Like Tukaram, we are cocooned beyond radar range of communal pieties and factional hostilities here, and Chitre begins to recite an abhanga in honour of the moment. The cadence is picked up immediately and the abhanga completed by a voice within the cave. It is a factory worker who spends his lunch hour meditating in the cave. A human archive, this varkari has effortlessly zeroed in on one poem from the more than 4,000 Tukaram compositions preserved in the oral tradition. No search engine could have performed better or faster; no CD-ROM could possibly replace his pithy wisdom, besides.
Back in Dehu, standing at the water's edge where Tukaram sank his poems and fasted till the river goddess dredged them up, I ask myself what we had hoped to find here. Had this been a field trip, or an attempt to reopen lines of transmission that have been jammed over the years?
What the pilgrimage does, perhaps, is to slip into your bloodstream an awareness of possibilities that you would never find in the crusted beehive of words. On the pilgrimage, you test yourself and are subtly transformed in the testing. You risk the self you were before you started, move closer to a light that destroys even as it regenerates. The pilgrimage is a teertha, a crossing, and the bridge can be as sharp as a razor's edge.
Parchment was an expensive commodity in the 17th Century, and the lines of careful black and red script are packed tightly together on the age-browned manuscript. But the text has been stained by more than age, and the visible evidence suggests that it has clearly spent a stretch of time under water at some point in its history.
We shade our eyes against the afternoon glare and look, with renewed excitement, at the manuscript through the glass in which it is now encased. The scene is not a white-walled, centrally air-conditioned museum in Washington DC or Berlin, but the temple of Vithoba in Dehu; on this early summer day, we are surrounded, not by suave curators and gawking tourists, but by turbanned varkaris pursuing their traditional pilgrimage routes across Maharashtra in a spirit of serene devotion.
Unlike the icon or folio that has been transplanted from its vibrant natural and cultural ethos into the antiseptic environment of a museum, this manuscript carries a deeper resonance by virtue of having remained in the physical context of its origin. For that reason, it prompts the visitor into a vivid awareness of events past, events incised into the landscape around the temple. If these 300-year-old pages record the exaltations and revelations that their writer experienced, they also tell a sad tale of the jealousy and fear that he aroused among those who held power in his society.
For this is the bhijki vahi, the legendary "immersed book" of Tukaram - the transcript of his abhangas, which the saint-poet was forced to sink in the Indrayani at the behest of a Brahmin orthodoxy terrified by his direct approach to the Divine, his defiance of the ritual-maker's monopoly on mediating between the gods and their human supplicants. As Mahipati tells the tale in his Bhakti-lilamrita, Tukaram sat by the bank of the Indrayani, fasting and praying for 13 days until the manuscript was miraculously restored to him from the depths.

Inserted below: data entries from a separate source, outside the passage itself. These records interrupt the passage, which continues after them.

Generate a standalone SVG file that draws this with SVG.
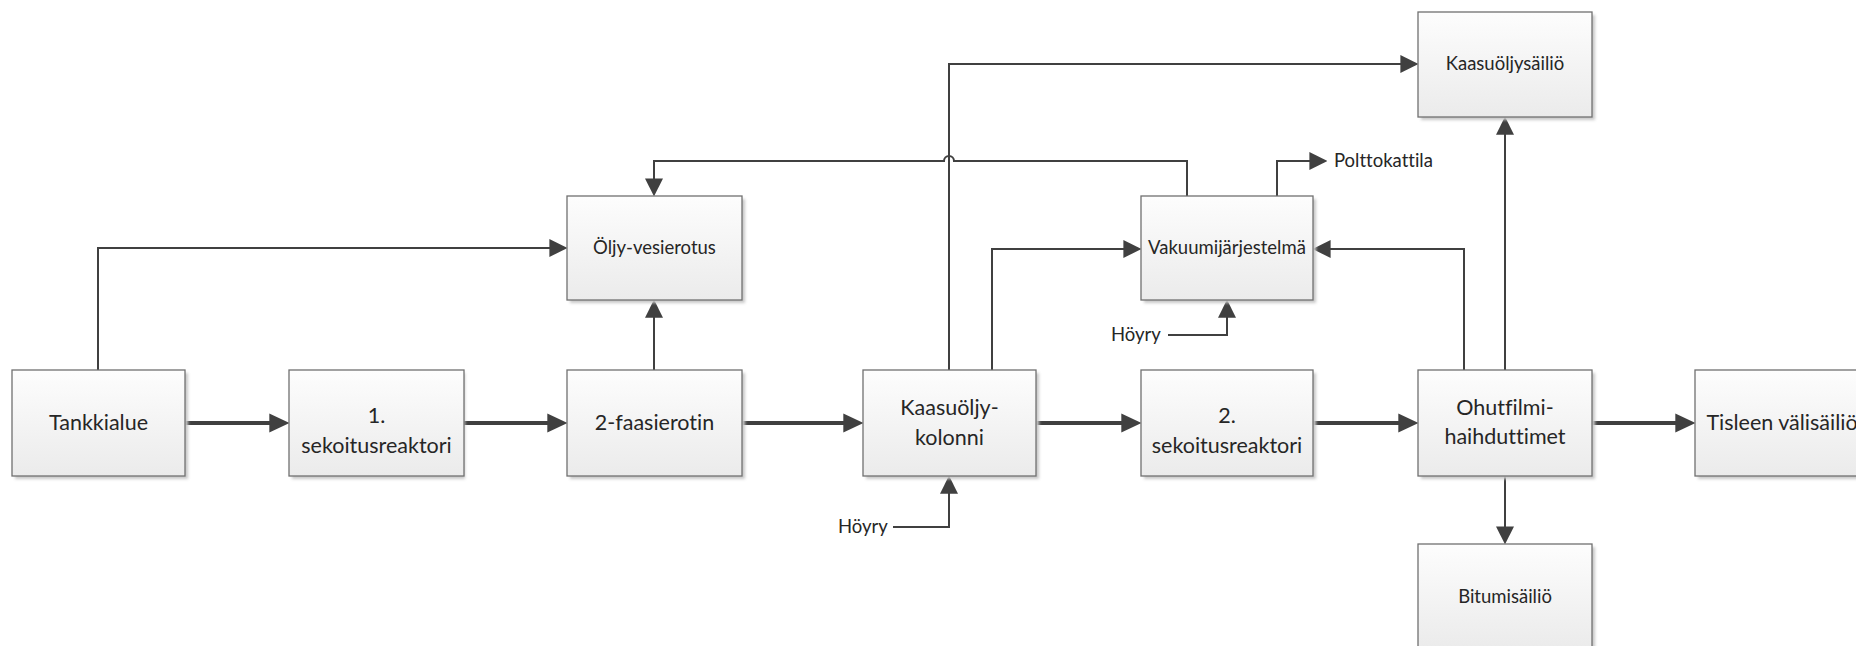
<svg xmlns="http://www.w3.org/2000/svg" width="1856" height="646" viewBox="0 0 1856 646">
  <style>
    text { font-family: Lato, "Liberation Sans", sans-serif; fill: #262626; font-variant-ligatures: none; }
    .box { fill: url(#boxFill); stroke: #707070; stroke-width: 1.3; }
    .shadow { fill: #c8c8c8; filter: url(#soft); }
    .big { font-size: 21.5px; text-anchor: middle; }
    .small { font-size: 18.5px; text-anchor: middle; }
    .lbl { font-size: 18.5px; }
    .main { fill: none; stroke: #404040; stroke-width: 4; marker-end: url(#headBig); }
    .thin { fill: none; stroke: #404040; stroke-width: 2; marker-end: url(#headSmall); }
  </style>
  <defs>
    <linearGradient id="boxFill" x1="0" y1="0" x2="0" y2="1">
      <stop offset="0" stop-color="#fdfdfd"/>
      <stop offset="1" stop-color="#ebebeb"/>
    </linearGradient>
    <filter id="soft" x="-10%" y="-10%" width="120%" height="120%">
      <feGaussianBlur stdDeviation="1.5"/>
    </filter>
    <marker id="headBig" markerUnits="userSpaceOnUse" markerWidth="20" markerHeight="20" viewBox="0 0 19 18" refX="13" refY="9" orient="auto">
      <path d="M0 0 L19 9 L0 18 Z" fill="#404040"/>
    </marker>
    <marker id="headSmall" markerUnits="userSpaceOnUse" markerWidth="18" markerHeight="18" viewBox="0 0 16 16" refX="13" refY="8" orient="auto">
      <path d="M0 0 L16 8 L0 16 Z" fill="#404040"/>
    </marker>
  </defs>

  <!-- connectors -->
  <g id="connectors">
    <path class="main" d="M185 423 H283"/>
    <path class="main" d="M464 423 H561"/>
    <path class="main" d="M742 423 H857"/>
    <path class="main" d="M1036 423 H1135"/>
    <path class="main" d="M1313 423 H1412"/>
    <path class="main" d="M1592 423 H1689"/>

    <path class="thin" d="M98 370 V248 H564"/>
    <path class="thin" d="M654 370 V303"/>
    <path class="thin" d="M949 370 V64 H1415"/>
    <path class="thin" d="M992 370 V249 H1138"/>
    <path class="thin" d="M893 527 H949 V479"/>
    <path class="thin" d="M1187 196 V161 H954 a5 5 0 0 0 -10 0 H654 V193"/>
    <path class="thin" d="M1277 196 V161 H1324"/>
    <path class="thin" d="M1168 335 H1227 V303"/>
    <path class="thin" d="M1464 370 V249 H1316"/>
    <path class="thin" d="M1505 370 V120"/>
    <path class="thin" d="M1505 476 V541"/>
  </g>

  <!-- free labels on the connectors -->
  <g id="labels">
    <text class="lbl" x="838" y="533">Höyry</text>
    <text class="lbl" x="1111" y="341">Höyry</text>
    <text class="lbl" x="1334" y="167">Polttokattila</text>
  </g>

  <g id="tankkialue">
    <rect class="shadow" x="15" y="373" width="173" height="106"/>
    <rect class="box" x="12" y="370" width="173" height="106"/>
    <text class="big" x="98.5" y="430">Tankkialue</text>
  </g>

  <g id="sekoitusreaktori-1">
    <rect class="shadow" x="292" y="373" width="173" height="106"/>
    <rect class="box" x="289" y="370" width="175" height="106"/>
    <text class="big" x="376.5" y="423">1.</text>
    <text class="big" x="376.5" y="453">sekoitusreaktori</text>
  </g>

  <g id="faasierotin">
    <rect class="shadow" x="570" y="373" width="175" height="106"/>
    <rect class="box" x="567" y="370" width="175" height="106"/>
    <text class="big" x="654.5" y="430">2-faasierotin</text>
  </g>

  <g id="oljy-vesierotus">
    <rect class="shadow" x="570" y="199" width="175" height="104"/>
    <rect class="box" x="567" y="196" width="175" height="104"/>
    <text class="small" x="654.5" y="254">Öljy-vesierotus</text>
  </g>

  <g id="kaasuoljykolonni">
    <rect class="shadow" x="866" y="373" width="173" height="106"/>
    <rect class="box" x="863" y="370" width="173" height="106"/>
    <text class="big" x="949.5" y="415">Kaasuöljy-</text>
    <text class="big" x="949.5" y="445">kolonni</text>
  </g>

  <g id="sekoitusreaktori-2">
    <rect class="shadow" x="1144" y="373" width="172" height="106"/>
    <rect class="box" x="1141" y="370" width="172" height="106"/>
    <text class="big" x="1227" y="423">2.</text>
    <text class="big" x="1227" y="453">sekoitusreaktori</text>
  </g>

  <g id="vakuumijarjestelma">
    <rect class="shadow" x="1144" y="199" width="172" height="104"/>
    <rect class="box" x="1141" y="196" width="172" height="104"/>
    <text class="small" x="1227" y="254">Vakuumijärjestelmä</text>
  </g>

  <g id="ohutfilmihaihduttimet">
    <rect class="shadow" x="1421" y="373" width="174" height="106"/>
    <rect class="box" x="1418" y="370" width="174" height="106"/>
    <text class="big" x="1505" y="415">Ohutfilmi-</text>
    <text class="big" x="1505" y="444">haihduttimet</text>
  </g>

  <g id="kaasuoljysailio">
    <rect class="shadow" x="1421" y="15" width="174" height="105"/>
    <rect class="box" x="1418" y="12" width="174" height="105"/>
    <text class="small" x="1505" y="70">Kaasuöljysäiliö</text>
  </g>

  <g id="bitumisailio">
    <rect class="shadow" x="1421" y="547" width="174" height="105"/>
    <rect class="box" x="1418" y="544" width="174" height="105"/>
    <text class="small" x="1505" y="603">Bitumisäiliö</text>
  </g>

  <g id="tisleen-valisailio">
    <rect class="shadow" x="1698" y="373" width="174" height="106"/>
    <rect class="box" x="1695" y="370" width="174" height="106"/>
    <text class="big" x="1782" y="430">Tisleen välisäiliö</text>
  </g>
</svg>
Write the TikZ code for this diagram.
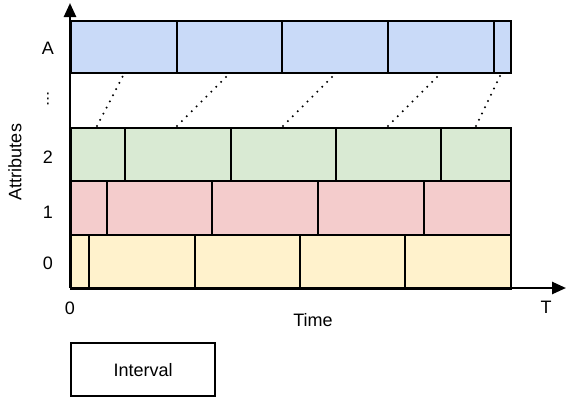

Standing at the river's edge as Tukaram must have done several centuries ago, looking out across the tarnished silver surface of the water, we are reminded of the various miracles associated with this compelling figure. The restoration of the "immersed book" was not the only marvellous event to have taken place in Tukaram's life. It is believed that he once lost a harvest that he was supposed to have been minding, because he had been absorbed in a trance while the birds made away with the ripening corn - but Vithoba came to his rescue, multiplying the yield at harvest-time.
It is believed, also, that a celestial craft, a chariot of light descended to earth to conduct Tukaram to heaven at the end of his life. The faithful also hold that every year, at a certain moment on the day celebrated as Tukaram-bij, the imposing tree which marks the site of the saint-poet's departure shakes as though it had been seized up by a great wind.
And so we find ourselves wondering about the place of the miracle in our mental lives. Such things simply do not happen, we say to ourselves; they were probably invented by fabulists who came on the scene years after the event. Or perhaps it was the saint-poet's followers who set these tales in circulation, to add a further degree of lustre to the nimbus around his memory. Is the miracle to be dismissed as a collective hallucination? Or can we find reasons to explain the miracle as a tear in the fabric of space, time and logic?
Whatever the answers to these questions, the real miracle to which a symbol like the bhijki vahi bears testimony is the endurance of a questor's faith even in the face of the most adverse circumstances. While it speaks, conceptually, of a faith that survived social sanction and doctrinal proscription, its material form dramatises the dialectic between the transient and the eternal, between that which is subject to decay and that which is beyond the defilement of time.
To visionaries like Tukaram, the world was a maze of forms arising from the contest between kshara and akshara, the perishable and the imperishable. And the way out of the maze is the way of piety and grace, along which the questor is guided by the akshara made manifest in such a luminous image as that of Vithoba.
Taking his place in this contest of principles, the saint-poet bore witness to the enduring and the imperishable even as he negotiated with the perishable ephemera of life. Not for nothing is akshara the Sanskrit word for "letter" or "syllable": for language is the continuing echo of the first sound, the sound of the primal explosion with which the universe came into being. As we join the unending procession of varkaris marking the stations of their journey through the sacred landscape, we pay homage to the real miracle - which, on the evidence of Tukaram's bhijki vahi, is that the word, carrying the charge of its distant origin, survives its oppressors.